### Information supplied

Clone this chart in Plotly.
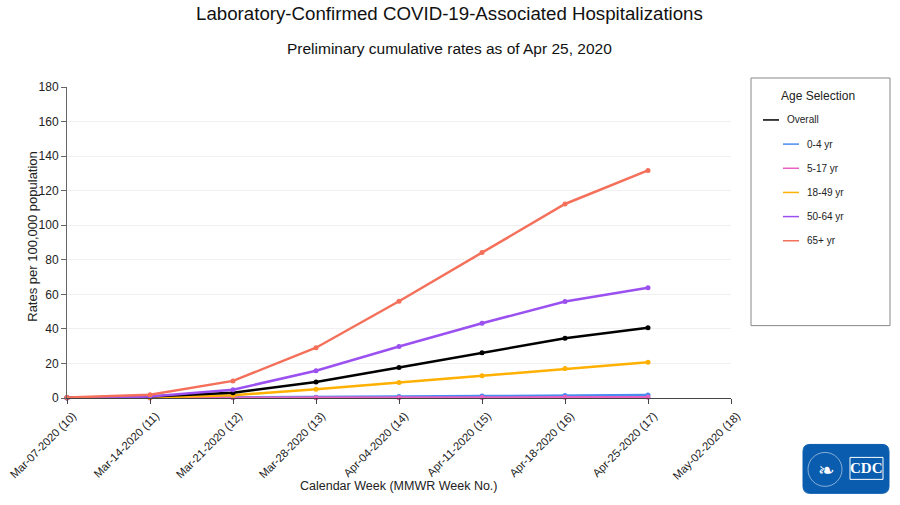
import plotly.graph_objects as go

weeks = ["Mar-07-2020 (10)", "Mar-14-2020 (11)", "Mar-21-2020 (12)", "Mar-28-2020 (13)",
         "Apr-04-2020 (14)", "Apr-11-2020 (15)", "Apr-18-2020 (16)", "Apr-25-2020 (17)",
         "May-02-2020 (18)"]
data_weeks = weeks[:8]

overall = [0.1, 0.8, 3.0, 9.3, 17.6, 26.2, 34.6, 40.6]
age_0_4 = [0.0, 0.1, 0.3, 0.5, 0.8, 1.1, 1.5, 1.8]
age_5_17 = [0.0, 0.0, 0.1, 0.1, 0.2, 0.3, 0.4, 0.5]
age_18_49 = [0.1, 0.3, 1.6, 5.0, 8.9, 12.9, 17.1, 20.7]
age_50_64 = [0.1, 0.8, 4.8, 15.8, 29.8, 43.3, 55.8, 63.8]
age_65 = [0.3, 1.9, 9.9, 29.1, 56.0, 84.2, 112.3, 131.7]

names = ["Overall", "0-4 yr", "5-17 yr", "18-49 yr", "50-64 yr", "65+ yr"]
series = [overall, age_0_4, age_5_17, age_18_49, age_50_64, age_65]
colors = ["#000000", "#4a8cf0", "#e860c0", "#ffb000", "#9b50f0", "#f4705a"]

FONT = "Liberation Sans, Arial, sans-serif"
fig = go.Figure()

draw_order = [1, 2, 3, 0, 4, 5]
for i in draw_order:
    fig.add_trace(go.Scatter(
        x=data_weeks, y=series[i], name=names[i], mode="lines+markers",
        line=dict(color=colors[i], width=2.5),
        marker=dict(color=colors[i], size=5),
        showlegend=False, cliponaxis=False,
    ))

FW, FH = 900, 505
L, R, T, B = 67, 731, 87, 398.5
W, H = R - L, B - T

def px(x):
    return (x - L) / W

def py(y):
    return (B - y) / H

shapes = []
annotations = []

def note(x, y, text, size, color="#222", family=FONT, xanchor="center", **kw):
    annotations.append(dict(xref="paper", yref="paper", x=px(x), y=py(y), text=text,
                            showarrow=False, xanchor=xanchor, yanchor="middle",
                            font=dict(family=family, size=size, color=color), **kw))

# legend box
shapes.append(dict(type="rect", xref="paper", yref="paper",
                   x0=px(751), x1=px(890), y0=py(78), y1=py(326),
                   line=dict(color="#888888", width=1), fillcolor="rgba(0,0,0,0)"))
note(818, 96, "Age Selection", 12)
for k, nm in enumerate(names):
    yy = 120 + k * 24.2
    if k == 0:
        x0, x1, xt = 763, 779, 785
    else:
        x0, x1, xt = 783, 799, 805
    shapes.append(dict(type="line", xref="paper", yref="paper",
                       x0=px(x0), x1=px(x1), y0=py(yy), y1=py(yy),
                       line=dict(color=colors[k], width=1.5)))
    note(xt, yy, nm, 10, xanchor="left")

# CDC logo approximation
shapes.append(dict(type="path", xref="paper", yref="paper",
                   path=("M {a},{b} L {c},{b} Q {d},{b} {d},{e} L {d},{f} Q {d},{g} {c},{g} "
                         "L {a},{g} Q {h},{g} {h},{f} L {h},{e} Q {h},{b} {a},{b} Z").format(
                       a=px(810), c=px(882), d=px(889), b=py(445), e=py(452),
                       f=py(487), g=py(494), h=px(803)),
                   line=dict(color="#0a5cae", width=1), fillcolor="#0a5cae"))
shapes.append(dict(type="circle", xref="paper", yref="paper",
                   x0=px(808), x1=px(842), y0=py(453), y1=py(487),
                   line=dict(color="rgba(255,255,255,0.5)", width=1)))
note(826, 471, "&#10087;", 20, color="white", family="DejaVu Sans")
shapes.append(dict(type="rect", xref="paper", yref="paper",
                   x0=px(850), x1=px(883), y0=py(458), y1=py(480),
                   line=dict(color="white", width=1), fillcolor="rgba(0,0,0,0)"))
note(866.5, 469, "<b>CDC</b>", 15, color="white", family="Liberation Serif")

# titles
note(450, 13, "Laboratory-Confirmed COVID-19-Associated Hospitalizations", 18.7, color="#111")
note(450, 48, "Preliminary cumulative rates as of Apr 25, 2020", 15.5, color="#111")
note(399, 487, "Calendar Week (MMWR Week No.)", 12.5)
note(33, 237, "Rates per 100,000 population", 13, textangle=-90)

fig.update_layout(
    width=FW, height=FH,
    margin=dict(l=L, r=FW - R, t=T, b=FH - B),
    paper_bgcolor="white", plot_bgcolor="white",
    font=dict(family=FONT, size=12, color="#333"),
    shapes=shapes, annotations=annotations,
    xaxis=dict(type="category", categoryorder="array", categoryarray=weeks,
               tickvals=weeks, range=[0, 8], tickangle=-45, automargin=False,
               ticklabelstandoff=1, ticklabelshift=6,
               showgrid=False, showline=True, linecolor="#444", linewidth=1,
               ticks="outside", ticklen=5, tickcolor="#444",
               tickfont=dict(family=FONT, size=11.3, color="#222")),
    yaxis=dict(range=[0, 180], tickvals=list(range(0, 181, 20)), automargin=False,
               showgrid=True, gridcolor="#f0f0f0", zeroline=False,
               showline=True, linecolor="#666", linewidth=1,
               ticks="outside", ticklen=5, tickcolor="#666",
               tickfont=dict(family=FONT, size=12, color="#222")),
)

fig.write_html("out.html", config={"displayModeBar": False},
               post_script="document.body.style.margin='0px';document.body.style.overflow='hidden';")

######

* _Written task_
Reproduce the material above in full and without alteration, but skip all pictures.

* _Result_
Clone this chart in Plotly.
import plotly.graph_objects as go

weeks = ["Mar-07-2020 (10)", "Mar-14-2020 (11)", "Mar-21-2020 (12)", "Mar-28-2020 (13)",
         "Apr-04-2020 (14)", "Apr-11-2020 (15)", "Apr-18-2020 (16)", "Apr-25-2020 (17)",
         "May-02-2020 (18)"]
data_weeks = weeks[:8]

overall = [0.1, 0.8, 3.0, 9.3, 17.6, 26.2, 34.6, 40.6]
age_0_4 = [0.0, 0.1, 0.3, 0.5, 0.8, 1.1, 1.5, 1.8]
age_5_17 = [0.0, 0.0, 0.1, 0.1, 0.2, 0.3, 0.4, 0.5]
age_18_49 = [0.1, 0.3, 1.6, 5.0, 8.9, 12.9, 17.1, 20.7]
age_50_64 = [0.1, 0.8, 4.8, 15.8, 29.8, 43.3, 55.8, 63.8]
age_65 = [0.3, 1.9, 9.9, 29.1, 56.0, 84.2, 112.3, 131.7]

names = ["Overall", "0-4 yr", "5-17 yr", "18-49 yr", "50-64 yr", "65+ yr"]
series = [overall, age_0_4, age_5_17, age_18_49, age_50_64, age_65]
colors = ["#000000", "#4a8cf0", "#e860c0", "#ffb000", "#9b50f0", "#f4705a"]

FONT = "Liberation Sans, Arial, sans-serif"
fig = go.Figure()

draw_order = [1, 2, 3, 0, 4, 5]
for i in draw_order:
    fig.add_trace(go.Scatter(
        x=data_weeks, y=series[i], name=names[i], mode="lines+markers",
        line=dict(color=colors[i], width=2.5),
        marker=dict(color=colors[i], size=5),
        showlegend=False, cliponaxis=False,
    ))

FW, FH = 900, 505
L, R, T, B = 67, 731, 87, 398.5
W, H = R - L, B - T

def px(x):
    return (x - L) / W

def py(y):
    return (B - y) / H

shapes = []
annotations = []

def note(x, y, text, size, color="#222", family=FONT, xanchor="center", **kw):
    annotations.append(dict(xref="paper", yref="paper", x=px(x), y=py(y), text=text,
                            showarrow=False, xanchor=xanchor, yanchor="middle",
                            font=dict(family=family, size=size, color=color), **kw))

# legend box
shapes.append(dict(type="rect", xref="paper", yref="paper",
                   x0=px(751), x1=px(890), y0=py(78), y1=py(326),
                   line=dict(color="#888888", width=1), fillcolor="rgba(0,0,0,0)"))
note(818, 96, "Age Selection", 12)
for k, nm in enumerate(names):
    yy = 120 + k * 24.2
    if k == 0:
        x0, x1, xt = 763, 779, 785
    else:
        x0, x1, xt = 783, 799, 805
    shapes.append(dict(type="line", xref="paper", yref="paper",
                       x0=px(x0), x1=px(x1), y0=py(yy), y1=py(yy),
                       line=dict(color=colors[k], width=1.5)))
    note(xt, yy, nm, 10, xanchor="left")

# CDC logo approximation
shapes.append(dict(type="path", xref="paper", yref="paper",
                   path=("M {a},{b} L {c},{b} Q {d},{b} {d},{e} L {d},{f} Q {d},{g} {c},{g} "
                         "L {a},{g} Q {h},{g} {h},{f} L {h},{e} Q {h},{b} {a},{b} Z").format(
                       a=px(810), c=px(882), d=px(889), b=py(445), e=py(452),
                       f=py(487), g=py(494), h=px(803)),
                   line=dict(color="#0a5cae", width=1), fillcolor="#0a5cae"))
shapes.append(dict(type="circle", xref="paper", yref="paper",
                   x0=px(808), x1=px(842), y0=py(453), y1=py(487),
                   line=dict(color="rgba(255,255,255,0.5)", width=1)))
note(826, 471, "&#10087;", 20, color="white", family="DejaVu Sans")
shapes.append(dict(type="rect", xref="paper", yref="paper",
                   x0=px(850), x1=px(883), y0=py(458), y1=py(480),
                   line=dict(color="white", width=1), fillcolor="rgba(0,0,0,0)"))
note(866.5, 469, "<b>CDC</b>", 15, color="white", family="Liberation Serif")

# titles
note(450, 13, "Laboratory-Confirmed COVID-19-Associated Hospitalizations", 18.7, color="#111")
note(450, 48, "Preliminary cumulative rates as of Apr 25, 2020", 15.5, color="#111")
note(399, 487, "Calendar Week (MMWR Week No.)", 12.5)
note(33, 237, "Rates per 100,000 population", 13, textangle=-90)

fig.update_layout(
    width=FW, height=FH,
    margin=dict(l=L, r=FW - R, t=T, b=FH - B),
    paper_bgcolor="white", plot_bgcolor="white",
    font=dict(family=FONT, size=12, color="#333"),
    shapes=shapes, annotations=annotations,
    xaxis=dict(type="category", categoryorder="array", categoryarray=weeks,
               tickvals=weeks, range=[0, 8], tickangle=-45, automargin=False,
               ticklabelstandoff=1, ticklabelshift=6,
               showgrid=False, showline=True, linecolor="#444", linewidth=1,
               ticks="outside", ticklen=5, tickcolor="#444",
               tickfont=dict(family=FONT, size=11.3, color="#222")),
    yaxis=dict(range=[0, 180], tickvals=list(range(0, 181, 20)), automargin=False,
               showgrid=True, gridcolor="#f0f0f0", zeroline=False,
               showline=True, linecolor="#666", linewidth=1,
               ticks="outside", ticklen=5, tickcolor="#666",
               tickfont=dict(family=FONT, size=12, color="#222")),
)

fig.write_html("out.html", config={"displayModeBar": False},
               post_script="document.body.style.margin='0px';document.body.style.overflow='hidden';")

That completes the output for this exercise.